Sezon biterken bazı olaylar dikkatimi çekti. İlki Şampiyonlar Ligi finalindeki Paris Saint Germain-Inter mücadelesi. Maçın yıldızı PSG Teknik Direktörü Luis Enrique idi. Çünkü bu kadro içinde Mbappe olduğu zamanda bile bu kadar başarılı olamamıştı. Doğrusu Fransızlar bu işin reklamını iyi yapıyor. Cumhurbaşkanı Macron dahi yapılan kutlamada etkilenmiş ve siyasi otorite olarak futbolun gücüne teslim olmuştu. PSG, kendi kurduğu kadroyu iyi oynatan Luis Enrique’nin ciddi bir teknik adam olarak ortaya koyduğu gerçekle bu kupayı sonuna kadar hak etti. Almanya’da Inter’le oynanan finaldeki baskılı oyun çok önemliydi. Çünkü Fransızlar son yıllarda PSG ile önemli aşama kaydettiler. Parc des Prince’da yapılan şampiyonluk kutlamaları Fransızların bu konuda futbola verdikleri önemi ve değeri gösterdi. Her ne kadar Paris sokaklarında üzücü olaylar yaşansa da Fransız halkının futbola gösterdiği ilgi dikkat çekti.
Takip ettiğim diğer maçta Samsunspor, Kayserispor karşısında 1-0 gerideyken uzatmalarda bulduğu iki golle Türk futbolunu UEFA Avrupa Ligi’nde temsil etme şansını yakaladı. Bu, çok önemli bir başarı. Doğru stratejiyle, doğru kadro planlamasıyla, düşük bütçelerle neler yapılabileceğinin ispatı. Samsunspor bu bakımdan önemli bir gerçeği ortaya koydu. Tebrik ediyorum.
Galatasaray’ın Osimhen geldikten sonraki çıkışı çok dikkat çekti.
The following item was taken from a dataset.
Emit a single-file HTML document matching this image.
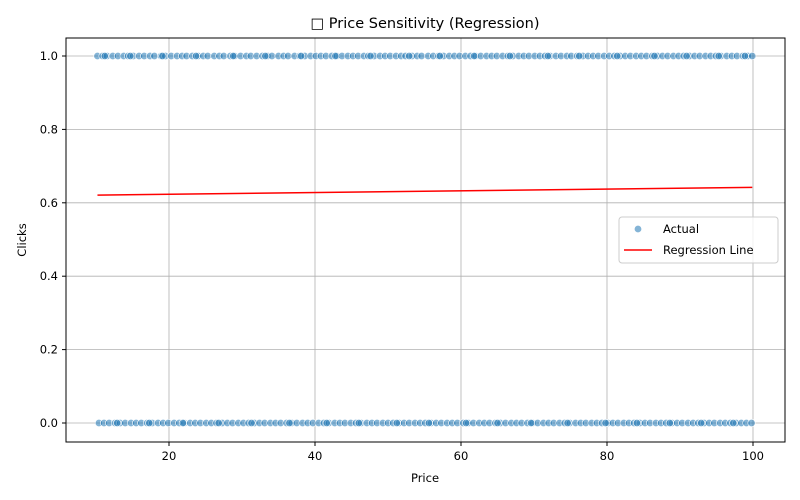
<!DOCTYPE html>
<html><head><meta charset="utf-8"><style>
html,body{margin:0;padding:0;background:#fff;}
svg{display:block;font-family:"DejaVu Sans","Liberation Sans",sans-serif;}
</style></head><body>
<svg id="chart" width="800" height="500" xmlns="http://www.w3.org/2000/svg">
<rect x="0" y="0" width="800" height="500" fill="#fff"/>
<text x="425" y="28" font-size="14.5" text-anchor="middle" fill="#000">□ Price Sensitivity (Regression)</text>
<g id="grid"></g>
<g id="pts"></g>
<g id="reg"></g>
<rect x="66" y="38" width="719" height="404" fill="none" stroke="#000" stroke-width="1"/>
<g id="ticks"></g>
<text x="425" y="482" font-size="11.5" text-anchor="middle">Price</text>
<text x="26" y="240" font-size="11.5" text-anchor="middle" transform="rotate(-90 26 240)">Clicks</text>
<g>
<rect x="619" y="217" width="159" height="46" rx="3" fill="#fff" fill-opacity="0.8" stroke="#ccc"/>
<g>
<circle cx="638" cy="229" r="3.7" fill="#1f77b4" fill-opacity="0.55" stroke="#fff" stroke-width="0.6"/>
<text x="663" y="233" font-size="11.5">Actual</text></g>
<g>
<line x1="624" y1="250" x2="652" y2="250" stroke="#ff0000" stroke-width="1.5"/>
<text x="663" y="254" font-size="11.5">Regression Line</text></g>
</g>
</svg>
<script>
const xTicks=[20,40,60,80,100];
const yTicks=[0,0.2,0.4,0.6,0.8,1.0];
const pricesClicked=[10.2,10.9,11.5,12.3,13.0,13.8,14.4,15.1,15.9,16.6,17.4,18.0,18.9,19.5,20.3,21.1,21.8,22.4,23.2,24.0,24.7,25.3,26.2,26.9,27.5,28.4,29.0,29.8,30.6,31.2,32.0,32.8,33.5,34.1,35.0,35.7,36.3,37.2,37.9,38.6,39.4,40.1,40.8,41.5,42.3,43.0,43.7,44.5,45.2,45.9,46.7,47.3,48.1,48.9,49.6,50.3,51.1,51.8,52.4,53.3,54.0,54.6,55.5,56.2,56.9,57.6,58.4,59.1,59.8,60.6,61.3,62.0,62.7,63.5,64.2,64.9,65.7,66.4,67.1,67.9,68.6,69.3,70.1,70.8,71.5,72.2,73.0,73.7,74.5,75.1,75.9,76.7,77.4,78.1,78.8,79.6,80.3,81.0,81.8,82.5,83.2,84.0,84.7,85.4,86.2,86.9,87.6,88.3,89.1,89.8,90.5,91.3,92.0,92.7,93.5,94.2,94.9,95.6,96.4,97.1,97.8,98.6,99.3,99.9,11.2,14.7,19.1,23.7,28.8,33.2,38.1,42.8,47.6,52.9,57.1,61.8,66.7,71.9,76.2,81.4,86.5,90.9,95.3,98.9];
const pricesNotClicked=[10.4,11.1,11.8,12.6,13.3,14.0,14.8,15.5,16.2,17.0,17.7,18.5,19.2,19.9,20.7,21.4,22.1,22.9,23.6,24.3,25.1,25.8,26.5,27.3,28.0,28.7,29.5,30.2,30.9,31.7,32.4,33.1,33.9,34.6,35.3,36.1,36.8,37.5,38.3,39.0,39.7,40.5,41.2,41.9,42.7,43.4,44.1,44.9,45.6,46.3,47.1,47.8,48.5,49.3,50.0,50.7,51.5,52.2,52.9,53.7,54.4,55.1,55.9,56.6,57.3,58.1,58.8,59.5,60.3,61.0,61.7,62.5,63.2,63.9,64.7,65.4,66.1,66.9,67.6,68.3,69.1,69.8,70.5,71.3,72.0,72.7,73.5,74.2,74.9,75.7,76.4,77.1,77.9,78.6,79.3,80.1,80.8,81.5,82.3,83.0,83.7,84.5,85.2,85.9,86.7,87.4,88.1,88.9,89.6,90.3,91.1,91.8,92.5,93.3,94.0,94.7,95.5,96.2,96.9,97.7,98.4,99.1,99.8,12.9,17.3,21.9,26.8,31.3,36.5,41.6,46.0,51.2,55.6,60.7,65.0,69.6,74.6,79.8,84.1,88.6,92.9,97.3];
const regX=[10.2,99.9];
const regY=[0.621,0.642];

const NS="http://www.w3.org/2000/svg";
const X0=66,X1=785,Y0=38,Y1=442;
function sx(v){return 96+(v-10)*7.3;}
function sy(v){return 423-v*367;}
function el(tag,attrs,parent){const e=document.createElementNS(NS,tag);for(const k in attrs)e.setAttribute(k,attrs[k]);parent.appendChild(e);return e;}
const grid=document.getElementById('grid'),ticks=document.getElementById('ticks');
xTicks.forEach(t=>{
  const l=el('line',{x1:sx(t),x2:sx(t),y1:Y0,y2:Y1,stroke:'#b0b0b0','stroke-width':0.8},grid);
  
  
  el('line',{x1:sx(t),x2:sx(t),y1:Y1,y2:Y1+4,stroke:'#000'},ticks);
  const tx=el('text',{x:sx(t),y:Y1+18,'font-size':11.5,'text-anchor':'middle'},ticks);
  tx.textContent=t;
  
  
});
yTicks.forEach(t=>{
  const l=el('line',{x1:X0,x2:X1,y1:sy(t),y2:sy(t),stroke:'#b0b0b0','stroke-width':0.8},grid);
  
  
  el('line',{x1:X0-4,x2:X0,y1:sy(t),y2:sy(t),stroke:'#000'},ticks);
  const tx=el('text',{x:X0-8,y:sy(t)+4,'font-size':11.5,'text-anchor':'end'},ticks);
  tx.textContent=t.toFixed(1);
  
  
});
const pts=document.getElementById('pts');
function drawPts(arr,yv){arr.forEach(p=>{
  const c=el('circle',{cx:sx(p),cy:sy(yv),r:3.7,fill:'#1f77b4','fill-opacity':0.55,stroke:'#fff','stroke-width':0.6},pts);
  
  
});}
drawPts(pricesClicked,1);
drawPts(pricesNotClicked,0);
const reg=document.getElementById('reg');
const rl=el('line',{x1:sx(regX[0]),y1:sy(regY[0]),x2:sx(regX[1]),y2:sy(regY[1]),stroke:'#ff0000','stroke-width':1.5},reg);


</script>
</body></html>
Aynı zamanda Okan Buruk’un oyuncu seçimindeki önemi ortaya çıktı. Bakalım Osimhen kalacak mı? Ama asıl sınav bu sene. Artık Türk futbolunun yurt dışındaki sonuçları konuşulmalı.
Beşiktaş’ın basketboldaki yükselişi önemli... Adeta futbol takımına neyi nasıl yapmaları gerektiğini, takım olmanın önemini gösteriyorlar.
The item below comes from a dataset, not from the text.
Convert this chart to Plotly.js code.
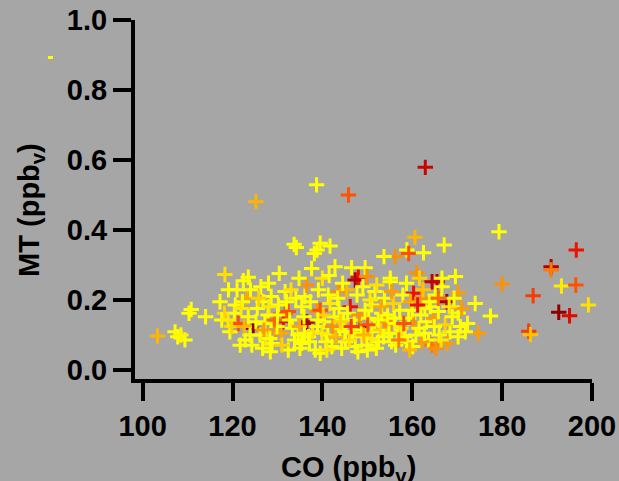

Mourinho’nun Fenerbahçe’si ise tam bir fiyasko! Son haftalardaki “umursamaz” hava unutulmayacak bir gerçek. İyi ki Fenerbahçe Beko var. Euroleague şampiyonluğuyla camiayı mutlu etmesini bildiler.
Sonuç: Türk futbolu artık kendine gelmeli ve başarılı teknik direktörlerin elinde eğitime önem vererek gelecek sezona hazır olmalıdır.